◆ **GOAL OF THE EXERCISE**:
Below this line are records; write out exactly the lines from the one containing "What TikZ code" through the one containing "(line3) at (47,352)", with the pictures left out.

◆ **INFORMATION GIVEN**:

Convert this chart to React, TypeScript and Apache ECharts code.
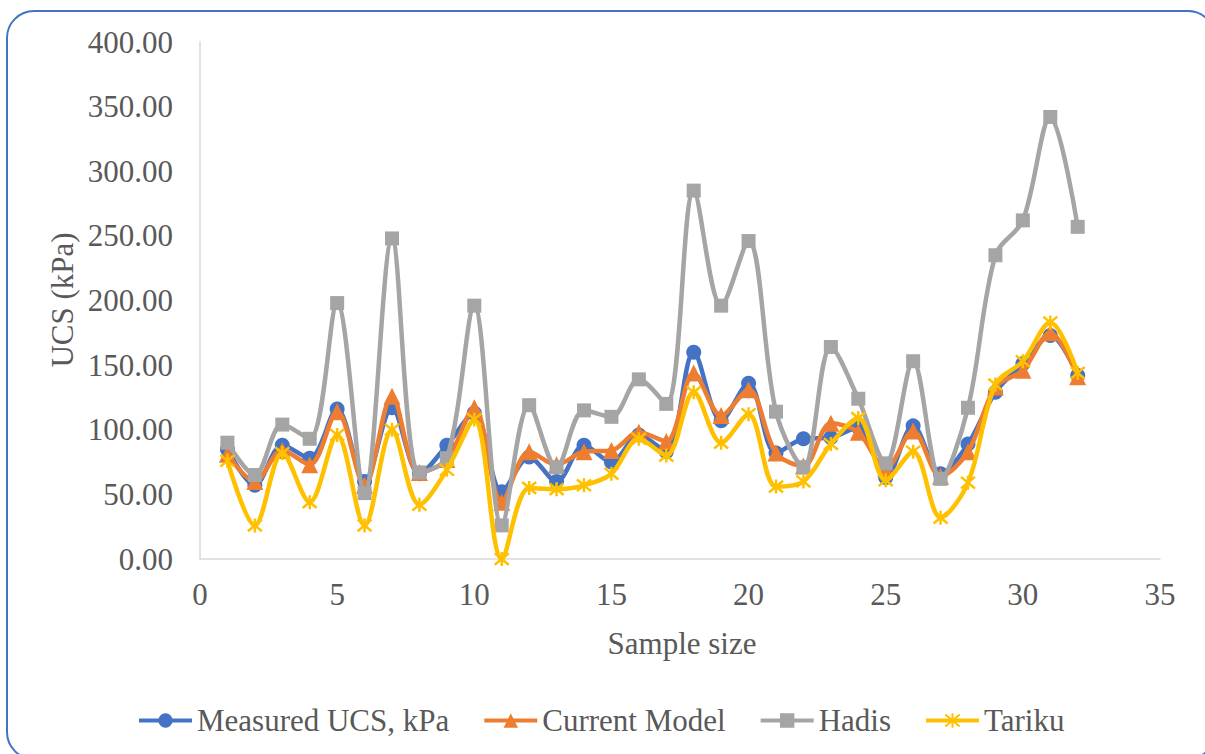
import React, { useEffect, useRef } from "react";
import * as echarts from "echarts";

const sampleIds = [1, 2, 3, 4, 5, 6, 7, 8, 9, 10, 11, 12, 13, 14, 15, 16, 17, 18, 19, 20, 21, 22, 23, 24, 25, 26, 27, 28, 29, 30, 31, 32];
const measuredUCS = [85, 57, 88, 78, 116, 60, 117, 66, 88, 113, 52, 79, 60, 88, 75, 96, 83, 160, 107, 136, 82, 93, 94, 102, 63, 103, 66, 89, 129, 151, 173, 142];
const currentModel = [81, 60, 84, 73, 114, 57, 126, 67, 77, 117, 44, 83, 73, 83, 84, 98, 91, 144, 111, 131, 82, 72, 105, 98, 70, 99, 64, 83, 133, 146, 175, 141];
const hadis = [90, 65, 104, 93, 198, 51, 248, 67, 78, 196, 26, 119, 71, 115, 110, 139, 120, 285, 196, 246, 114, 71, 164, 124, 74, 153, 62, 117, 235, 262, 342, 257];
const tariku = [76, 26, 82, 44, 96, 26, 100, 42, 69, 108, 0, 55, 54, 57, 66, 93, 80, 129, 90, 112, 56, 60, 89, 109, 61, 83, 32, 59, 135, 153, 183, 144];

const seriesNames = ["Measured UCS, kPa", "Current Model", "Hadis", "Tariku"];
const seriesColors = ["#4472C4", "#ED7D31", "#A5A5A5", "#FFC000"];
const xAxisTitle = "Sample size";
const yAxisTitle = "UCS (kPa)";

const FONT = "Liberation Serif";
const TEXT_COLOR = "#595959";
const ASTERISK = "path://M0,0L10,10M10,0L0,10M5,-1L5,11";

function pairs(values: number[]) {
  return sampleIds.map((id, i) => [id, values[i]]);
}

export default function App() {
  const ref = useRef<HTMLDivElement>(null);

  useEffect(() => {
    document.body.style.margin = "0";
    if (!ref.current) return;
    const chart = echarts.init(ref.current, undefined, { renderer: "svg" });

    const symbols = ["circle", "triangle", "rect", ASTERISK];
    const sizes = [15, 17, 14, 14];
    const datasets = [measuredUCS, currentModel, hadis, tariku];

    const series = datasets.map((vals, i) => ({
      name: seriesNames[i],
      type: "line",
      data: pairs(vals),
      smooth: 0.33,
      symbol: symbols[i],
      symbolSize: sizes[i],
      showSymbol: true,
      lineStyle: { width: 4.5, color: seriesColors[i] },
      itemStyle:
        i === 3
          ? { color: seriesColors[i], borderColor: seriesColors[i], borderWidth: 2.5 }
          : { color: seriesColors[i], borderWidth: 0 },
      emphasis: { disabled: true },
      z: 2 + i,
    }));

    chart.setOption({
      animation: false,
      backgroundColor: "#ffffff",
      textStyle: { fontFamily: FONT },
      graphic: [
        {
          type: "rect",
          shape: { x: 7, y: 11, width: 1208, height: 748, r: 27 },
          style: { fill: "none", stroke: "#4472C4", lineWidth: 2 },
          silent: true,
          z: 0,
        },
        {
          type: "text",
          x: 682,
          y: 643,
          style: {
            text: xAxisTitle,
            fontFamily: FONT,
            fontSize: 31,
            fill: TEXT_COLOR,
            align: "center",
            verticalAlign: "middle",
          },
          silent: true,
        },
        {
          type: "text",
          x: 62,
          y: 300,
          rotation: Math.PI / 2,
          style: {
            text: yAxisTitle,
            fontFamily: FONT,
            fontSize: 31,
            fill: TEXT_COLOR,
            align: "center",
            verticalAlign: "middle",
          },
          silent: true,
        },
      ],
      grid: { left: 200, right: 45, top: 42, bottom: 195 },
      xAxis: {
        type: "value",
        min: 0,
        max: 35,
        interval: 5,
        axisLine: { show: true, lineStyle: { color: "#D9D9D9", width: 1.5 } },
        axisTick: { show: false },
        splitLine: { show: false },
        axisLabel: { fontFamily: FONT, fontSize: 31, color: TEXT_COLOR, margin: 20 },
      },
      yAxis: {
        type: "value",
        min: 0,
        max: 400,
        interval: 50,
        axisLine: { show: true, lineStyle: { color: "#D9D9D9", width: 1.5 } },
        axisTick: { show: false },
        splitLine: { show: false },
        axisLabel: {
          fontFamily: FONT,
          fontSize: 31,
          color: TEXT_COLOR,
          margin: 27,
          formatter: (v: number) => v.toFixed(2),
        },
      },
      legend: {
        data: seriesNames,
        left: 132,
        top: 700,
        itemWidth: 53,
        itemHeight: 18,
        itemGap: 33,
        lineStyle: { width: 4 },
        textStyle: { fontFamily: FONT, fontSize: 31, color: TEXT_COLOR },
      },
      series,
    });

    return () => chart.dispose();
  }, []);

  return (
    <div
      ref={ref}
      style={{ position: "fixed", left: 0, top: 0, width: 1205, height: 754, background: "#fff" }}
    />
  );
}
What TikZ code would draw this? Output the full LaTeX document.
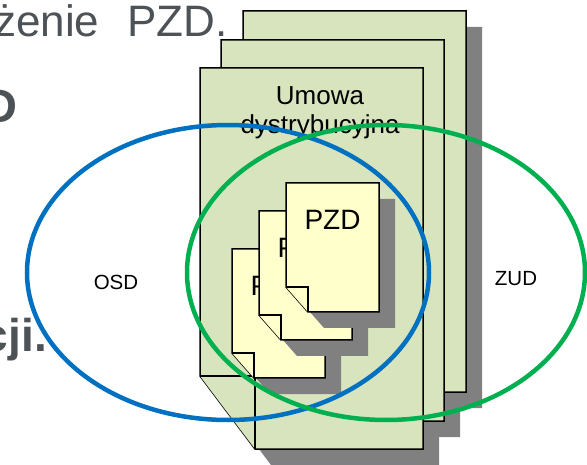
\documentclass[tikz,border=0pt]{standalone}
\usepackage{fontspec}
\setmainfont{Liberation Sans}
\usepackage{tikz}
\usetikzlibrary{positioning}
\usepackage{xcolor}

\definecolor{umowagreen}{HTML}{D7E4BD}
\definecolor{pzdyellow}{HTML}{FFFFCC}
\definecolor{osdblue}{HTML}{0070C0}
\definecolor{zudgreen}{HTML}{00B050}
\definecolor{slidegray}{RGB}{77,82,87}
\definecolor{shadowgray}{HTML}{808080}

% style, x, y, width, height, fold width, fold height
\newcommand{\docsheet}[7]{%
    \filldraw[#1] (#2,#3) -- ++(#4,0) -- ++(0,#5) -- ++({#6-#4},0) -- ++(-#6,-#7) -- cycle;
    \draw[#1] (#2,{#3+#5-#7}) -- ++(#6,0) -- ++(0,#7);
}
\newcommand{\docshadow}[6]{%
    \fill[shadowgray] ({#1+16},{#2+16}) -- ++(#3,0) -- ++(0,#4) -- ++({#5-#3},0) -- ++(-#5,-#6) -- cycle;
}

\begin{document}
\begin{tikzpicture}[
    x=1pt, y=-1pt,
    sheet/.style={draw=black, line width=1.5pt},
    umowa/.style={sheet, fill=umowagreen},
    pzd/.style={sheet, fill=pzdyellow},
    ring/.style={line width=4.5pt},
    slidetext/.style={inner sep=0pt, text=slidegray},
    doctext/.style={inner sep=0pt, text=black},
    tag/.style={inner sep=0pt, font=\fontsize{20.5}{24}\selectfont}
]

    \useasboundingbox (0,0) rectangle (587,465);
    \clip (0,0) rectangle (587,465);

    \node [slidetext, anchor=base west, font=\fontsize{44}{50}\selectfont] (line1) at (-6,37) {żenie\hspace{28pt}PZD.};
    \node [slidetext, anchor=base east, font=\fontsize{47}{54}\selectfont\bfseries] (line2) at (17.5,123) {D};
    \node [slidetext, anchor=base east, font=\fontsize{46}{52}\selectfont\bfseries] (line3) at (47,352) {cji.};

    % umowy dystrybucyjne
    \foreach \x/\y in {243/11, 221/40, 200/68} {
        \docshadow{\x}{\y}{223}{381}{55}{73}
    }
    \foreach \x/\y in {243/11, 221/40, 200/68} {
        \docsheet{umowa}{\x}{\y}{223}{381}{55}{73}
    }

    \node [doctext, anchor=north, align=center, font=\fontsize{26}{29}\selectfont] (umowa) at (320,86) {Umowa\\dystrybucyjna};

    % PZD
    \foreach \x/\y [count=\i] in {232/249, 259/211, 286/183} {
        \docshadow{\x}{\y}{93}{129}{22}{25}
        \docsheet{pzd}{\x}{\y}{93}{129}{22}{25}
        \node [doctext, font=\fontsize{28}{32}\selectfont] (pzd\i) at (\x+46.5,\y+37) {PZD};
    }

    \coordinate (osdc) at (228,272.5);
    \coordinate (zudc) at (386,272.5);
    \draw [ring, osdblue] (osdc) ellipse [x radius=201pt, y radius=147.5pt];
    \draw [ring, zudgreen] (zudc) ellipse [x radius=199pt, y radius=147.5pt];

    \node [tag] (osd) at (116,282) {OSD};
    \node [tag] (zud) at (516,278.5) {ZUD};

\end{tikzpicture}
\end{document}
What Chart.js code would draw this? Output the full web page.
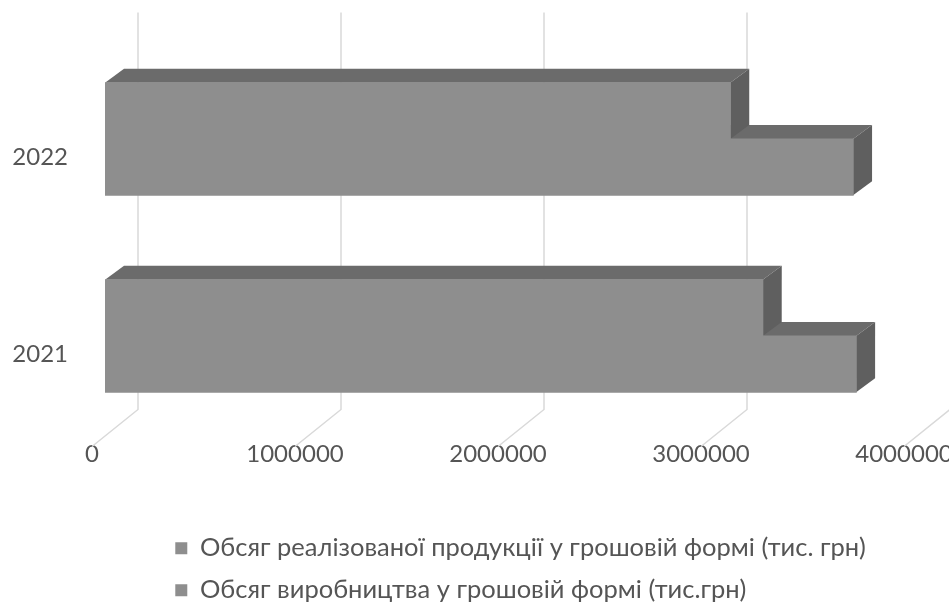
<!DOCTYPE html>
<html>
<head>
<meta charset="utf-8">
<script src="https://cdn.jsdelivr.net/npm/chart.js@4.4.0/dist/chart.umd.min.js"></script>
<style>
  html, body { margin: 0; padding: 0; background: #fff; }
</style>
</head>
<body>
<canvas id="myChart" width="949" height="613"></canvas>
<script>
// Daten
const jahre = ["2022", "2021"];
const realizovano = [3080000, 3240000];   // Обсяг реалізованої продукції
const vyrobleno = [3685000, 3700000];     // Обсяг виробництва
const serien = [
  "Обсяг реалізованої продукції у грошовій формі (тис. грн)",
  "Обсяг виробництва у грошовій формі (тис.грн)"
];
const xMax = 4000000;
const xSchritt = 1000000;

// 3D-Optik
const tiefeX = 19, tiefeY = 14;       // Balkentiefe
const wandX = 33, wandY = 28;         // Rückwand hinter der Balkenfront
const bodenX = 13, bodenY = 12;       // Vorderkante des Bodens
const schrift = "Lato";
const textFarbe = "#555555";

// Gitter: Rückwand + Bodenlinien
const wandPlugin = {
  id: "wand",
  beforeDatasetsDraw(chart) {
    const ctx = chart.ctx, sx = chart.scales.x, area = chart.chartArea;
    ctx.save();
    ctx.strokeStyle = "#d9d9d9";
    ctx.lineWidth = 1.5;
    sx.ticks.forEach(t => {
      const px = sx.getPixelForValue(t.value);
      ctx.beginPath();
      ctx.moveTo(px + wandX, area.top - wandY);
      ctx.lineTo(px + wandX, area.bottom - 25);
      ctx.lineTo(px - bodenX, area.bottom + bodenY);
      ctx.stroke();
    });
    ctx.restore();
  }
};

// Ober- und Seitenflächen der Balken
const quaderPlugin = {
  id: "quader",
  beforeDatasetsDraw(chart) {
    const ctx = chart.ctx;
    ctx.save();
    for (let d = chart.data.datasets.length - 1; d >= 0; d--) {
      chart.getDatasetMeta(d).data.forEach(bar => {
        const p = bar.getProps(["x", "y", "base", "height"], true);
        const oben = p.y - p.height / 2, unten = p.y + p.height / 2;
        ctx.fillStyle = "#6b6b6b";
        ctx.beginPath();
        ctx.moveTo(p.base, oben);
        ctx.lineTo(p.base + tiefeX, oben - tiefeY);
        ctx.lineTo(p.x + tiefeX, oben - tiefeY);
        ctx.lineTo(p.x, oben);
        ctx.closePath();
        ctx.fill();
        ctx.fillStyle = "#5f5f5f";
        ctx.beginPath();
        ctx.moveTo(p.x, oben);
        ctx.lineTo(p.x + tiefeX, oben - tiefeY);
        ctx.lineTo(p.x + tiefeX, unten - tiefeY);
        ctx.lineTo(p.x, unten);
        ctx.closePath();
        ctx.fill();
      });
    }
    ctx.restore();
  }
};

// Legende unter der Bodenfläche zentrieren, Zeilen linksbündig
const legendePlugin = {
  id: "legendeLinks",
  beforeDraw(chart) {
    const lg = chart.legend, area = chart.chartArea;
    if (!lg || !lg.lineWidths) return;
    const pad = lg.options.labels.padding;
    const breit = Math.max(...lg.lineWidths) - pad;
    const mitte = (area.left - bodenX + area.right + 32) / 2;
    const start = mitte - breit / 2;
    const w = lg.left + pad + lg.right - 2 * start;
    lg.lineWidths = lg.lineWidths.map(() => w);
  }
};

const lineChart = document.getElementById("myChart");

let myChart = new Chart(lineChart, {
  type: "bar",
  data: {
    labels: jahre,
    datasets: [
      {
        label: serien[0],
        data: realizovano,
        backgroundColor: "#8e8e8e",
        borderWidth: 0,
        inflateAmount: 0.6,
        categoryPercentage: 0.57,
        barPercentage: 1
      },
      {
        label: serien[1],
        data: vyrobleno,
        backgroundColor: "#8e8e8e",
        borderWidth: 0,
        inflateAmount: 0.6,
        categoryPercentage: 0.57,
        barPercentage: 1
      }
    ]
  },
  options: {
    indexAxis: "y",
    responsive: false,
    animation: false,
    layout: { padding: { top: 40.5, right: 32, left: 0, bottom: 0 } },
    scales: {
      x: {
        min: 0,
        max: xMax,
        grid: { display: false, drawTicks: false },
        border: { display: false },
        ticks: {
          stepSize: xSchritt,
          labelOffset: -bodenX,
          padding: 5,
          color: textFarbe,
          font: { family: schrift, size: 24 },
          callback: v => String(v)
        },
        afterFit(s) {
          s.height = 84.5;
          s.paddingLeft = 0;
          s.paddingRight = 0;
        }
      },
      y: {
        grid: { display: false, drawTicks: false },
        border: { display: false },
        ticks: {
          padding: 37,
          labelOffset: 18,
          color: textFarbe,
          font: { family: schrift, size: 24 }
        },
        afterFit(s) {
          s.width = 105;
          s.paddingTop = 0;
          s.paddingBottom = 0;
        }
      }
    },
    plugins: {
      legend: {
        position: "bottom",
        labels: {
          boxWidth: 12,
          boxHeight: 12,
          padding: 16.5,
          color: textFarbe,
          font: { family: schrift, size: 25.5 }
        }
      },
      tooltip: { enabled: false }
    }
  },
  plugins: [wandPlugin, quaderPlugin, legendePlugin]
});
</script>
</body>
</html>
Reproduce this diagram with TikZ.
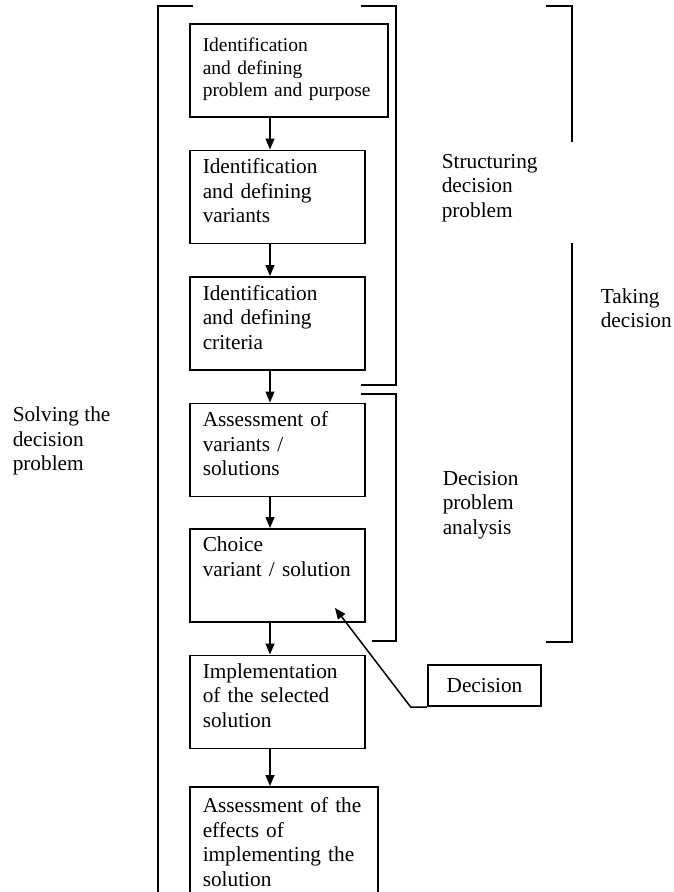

◆ **RESULT OF THE TASK**:
What TikZ code would draw this? Output the full LaTeX document.
\documentclass[tikz,border=0pt]{standalone}
\usepackage{fontspec}
\setmainfont{Liberation Sans}
\usepackage{tikz}
\usetikzlibrary{positioning}
\usepackage{xcolor}

\definecolor{umowagreen}{HTML}{D7E4BD}
\definecolor{pzdyellow}{HTML}{FFFFCC}
\definecolor{osdblue}{HTML}{0070C0}
\definecolor{zudgreen}{HTML}{00B050}
\definecolor{slidegray}{RGB}{77,82,87}
\definecolor{shadowgray}{HTML}{808080}

% style, x, y, width, height, fold width, fold height
\newcommand{\docsheet}[7]{%
    \filldraw[#1] (#2,#3) -- ++(#4,0) -- ++(0,#5) -- ++({#6-#4},0) -- ++(-#6,-#7) -- cycle;
    \draw[#1] (#2,{#3+#5-#7}) -- ++(#6,0) -- ++(0,#7);
}
\newcommand{\docshadow}[6]{%
    \fill[shadowgray] ({#1+16},{#2+16}) -- ++(#3,0) -- ++(0,#4) -- ++({#5-#3},0) -- ++(-#5,-#6) -- cycle;
}

\begin{document}
\begin{tikzpicture}[
    x=1pt, y=-1pt,
    sheet/.style={draw=black, line width=1.5pt},
    umowa/.style={sheet, fill=umowagreen},
    pzd/.style={sheet, fill=pzdyellow},
    ring/.style={line width=4.5pt},
    slidetext/.style={inner sep=0pt, text=slidegray},
    doctext/.style={inner sep=0pt, text=black},
    tag/.style={inner sep=0pt, font=\fontsize{20.5}{24}\selectfont}
]

    \useasboundingbox (0,0) rectangle (587,465);
    \clip (0,0) rectangle (587,465);

    \node [slidetext, anchor=base west, font=\fontsize{44}{50}\selectfont] (line1) at (-6,37) {żenie\hspace{28pt}PZD.};
    \node [slidetext, anchor=base east, font=\fontsize{47}{54}\selectfont\bfseries] (line2) at (17.5,123) {D};
    \node [slidetext, anchor=base east, font=\fontsize{46}{52}\selectfont\bfseries] (line3) at (47,352) {cji.};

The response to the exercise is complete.